The sudden collapse of the Assad regime on December 8 2014, without any civilian casualties, felt like a fairy tale. Syrians had feared that the Assadists would make a last stand in Lattakia, the heartland of the regime and of the Alawite sect from which its top officers emerged. Many also feared there would be a sectarian bloodletting as traumatised members of the Sunni majority took generalised revenge on the communities which had produced their torturers. None of that happened then. But some of it has now. On March 6, an Assadist insurgency killed hundreds in Lattakia and other coastal cities. Then men associated with the new authorities, as well as suppressing the insurgency, committed sectarian atrocities, summarily executing their armed opponents, and killing well over a hundred Alawite civilians.

This is the first sectarian massacre of the new Syrian era, and it casts a fearsome shadow over the future. The revolution was supposed to overcome the targeting of entire communities for political reasons. Now many fear the cycle will continue.

The previous regime was a sectarianizing regime par excellence, both under Hafez al-Assad, who ruled from 1970, and under Hafez’s son Bashar, who inherited the throne in 2000. This doesn’t mean that the Assads attempted to impose a particular set of religious beliefs, but that they divided in order to rule, exacerbating and weaponizing fears and resentments between sects (as well as between ethnicities, regions, families, tribes). They carefully instrumentalised social differences for the purposes of power, making them politically salient.

The Assads made the Alawite community into which they were born complicit in their rule, or at least, to appear to be so. Independent Alawite religious leaders were killed, exiled or imprisoned, and replaced with loyalists. Membership in the Baath Party and a career in the army were promoted as key markers of Alawite identity. The top ranks of the military and security services were almost all Alawite.

In 1982, during their war against the Muslim Brotherhood, Assadists killed tens of thousands of Sunni civilians in Hama. That violence pacified the country until the Syrian Revolution erupted in 2011. The counter-revolutionary war which followed can justifiably be thought of as a genocide of Sunni Muslims. From the start, collective punishment was imposed on Sunni communities where protests broke out, in a way that didn’t happen when there were protests in Alawi, Christian or mixed areas. The punishment involved burning property, arresting people randomly and en masse, then torturing and raping those arrested. As the militarization continued, the same Sunni areas were barrel-bombed, attacked with chemical weapons, and subjected to starvation sieges. Throughout the war years, the overwhelming majority of the hundreds of thousands of dead, and of the millions expelled from their homes, were Sunnis.

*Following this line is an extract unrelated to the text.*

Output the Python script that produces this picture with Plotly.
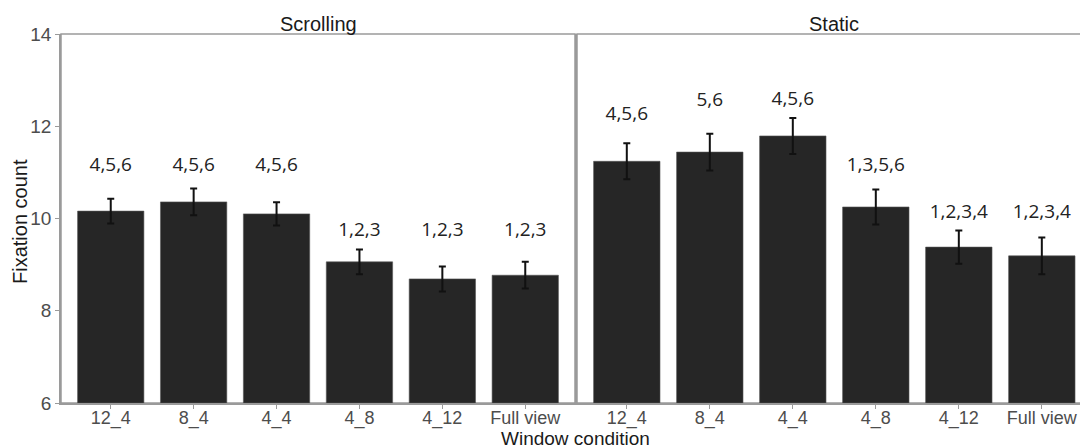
import plotly.graph_objects as go

categories = ["12_4", "8_4", "4_4", "4_8", "4_12", "Full view"]
panels = ["Scrolling", "Static"]

scroll_mean = [10.16, 10.36, 10.10, 9.06, 8.69, 8.77]
scroll_se = [0.27, 0.29, 0.25, 0.27, 0.27, 0.29]
static_mean = [11.24, 11.44, 11.79, 10.25, 9.38, 9.19]
static_se = [0.39, 0.40, 0.39, 0.38, 0.36, 0.40]

scroll_labels = ["4,5,6", "4,5,6", "4,5,6", "1,2,3", "1,2,3", "1,2,3"]
static_labels = ["4,5,6", "5,6", "4,5,6", "1,3,5,6", "1,2,3,4", "1,2,3,4"]
scroll_label_y = [11.14, 11.14, 11.14, 9.73, 9.73, 9.73]
static_label_y = [12.24, 12.54, 12.57, 11.14, 10.12, 10.12]

y_ticks = [6, 8, 10, 12, 14]

BAR = "#262626"
GRID = "#9a9a9a"
TICKC = "#4d4d4d"
SANS = "Liberation Sans, Arial, sans-serif"
LBL = "Open Sans, Noto Sans, sans-serif"

fig = go.Figure()

for i, (means, ses, labs, ly) in enumerate([
        (scroll_mean, scroll_se, scroll_labels, scroll_label_y),
        (static_mean, static_se, static_labels, static_label_y)]):
    xa = "x" if i == 0 else "x2"
    ya = "y" if i == 0 else "y2"
    fig.add_trace(go.Bar(
        x=categories, y=[m - 6 for m in means], base=6,
        width=0.8, xaxis=xa, yaxis=ya,
        marker=dict(color=BAR, line=dict(color="#555555", width=0.6)),
        error_y=dict(type="data", array=ses, visible=True,
                     color="#111111", thickness=2, width=3.5),
        showlegend=False, hoverinfo="skip"))
    fig.add_trace(go.Scatter(
        x=categories, y=ly, mode="text", text=labs,
        textposition="middle center",
        textfont=dict(family=LBL, size=19, color="#222222"),
        xaxis=xa, yaxis=ya, showlegend=False, hoverinfo="skip"))

W, H = 1080, 448
ml, mr, mt, mb = 61, 0, 34, 45
pw = W - ml - mr
d1 = [0, 514 / pw]
d2 = [516 / pw, 1]

xcommon = dict(type="category", categoryorder="array", categoryarray=categories,
               showline=True, linecolor=GRID, linewidth=1.5,
               ticks="outside", ticklen=4, tickcolor=GRID, tickwidth=1,
               ticklabelstandoff=-6,
               tickfont=dict(family=SANS, size=18, color=TICKC),
               showgrid=False, zeroline=False, fixedrange=True)
ycommon = dict(range=[6, 14], tickvals=y_ticks, showgrid=False, zeroline=False,
               showline=True, linecolor=GRID, linewidth=1.5, fixedrange=True)

fig.update_layout(
    width=W, height=H,
    margin=dict(l=ml, r=mr, t=mt, b=mb, pad=0),
    paper_bgcolor="white", plot_bgcolor="white",
    bargap=0.2,
    xaxis=dict(domain=d1, range=[-0.6, 5.6], anchor="y", **xcommon),
    xaxis2=dict(domain=d2, range=[-0.6, 5.46], anchor="y2", **xcommon),
    yaxis=dict(anchor="x", ticks="outside", ticklen=4, tickcolor=GRID,
               tickfont=dict(family=SANS, size=19, color=TICKC), **ycommon),
    yaxis2=dict(anchor="x2", matches="y", showticklabels=False, ticks="", **ycommon),
)

# panel borders
fig.add_shape(type="rect", xref="x domain", yref="y domain", x0=0, x1=1, y0=0, y1=1,
              line=dict(color=GRID, width=1.5), fillcolor="rgba(0,0,0,0)", layer="below")
fig.add_shape(type="rect", xref="x2 domain", yref="y2 domain", x0=0, x1=1.05, y0=0, y1=1,
              line=dict(color=GRID, width=1.5), fillcolor="rgba(0,0,0,0)", layer="below")

# strip titles
fig.add_annotation(text=panels[0], xref="x domain", yref="y domain", x=0.5, y=1,
                   yanchor="bottom", showarrow=False, yshift=-3,
                   font=dict(family=SANS, size=20, color="#1a1a1a"))
fig.add_annotation(text=panels[1], xref="x2 domain", yref="y2 domain", x=(514 / 2) / 503, y=1,
                   yanchor="bottom", showarrow=False, yshift=-3,
                   font=dict(family=SANS, size=20, color="#1a1a1a"))

# axis titles
fig.add_annotation(text="Window condition", xref="paper", yref="paper",
                   x=(575 - ml) / pw, y=-(mb + 3) / (H - mt - mb),
                   xanchor="center", yanchor="bottom", showarrow=False,
                   font=dict(family=SANS, size=19, color="#1a1a1a"))
fig.add_annotation(text="Fixation count", xref="paper", yref="paper",
                   x=(20 - ml) / pw, y=(H - mb - 222) / (H - mt - mb),
                   xanchor="center", yanchor="middle", textangle=-90, showarrow=False,
                   font=dict(family=SANS, size=20, color="#1a1a1a"))

fig.write_html("out.html")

Alawi officers and warlords were backed in this genocidal endeavour by Shia militants from Lebanon, Iraq, Afghanistan and Pakistan, all of them organized, funded and armed by Iran. These militias – with their sectarian flags and battle cries – were very open about their hatred of Sunnis.

The worst of sectarian provocations were the massacres perpetrated in towns in central Syria, especially in 2012 and 2013, places like Houla, Tremseh, and Qubair. The modus operandi was that the regime’s army would first shell a town to make opposition militias withdraw, then Alawi thugs from nearby towns would move in to cut the throats of women and children. It’s important to  note that these were not spontaneous assaults between neighbouring communities, but were carefully organized for strategic reasons. They were intended to induce a backlash which would frighten Alawites and other minorities into loyalty. This fitted with the regime’s primary counter-revolutionary strategy. Early on it had released Salafi Jihadis from prison while rounding up enormous numbers of non-violent, non-sectarian activists. For the same reason, it rarely fought ISIS – which in turn usually focused on taking territory from the revolution.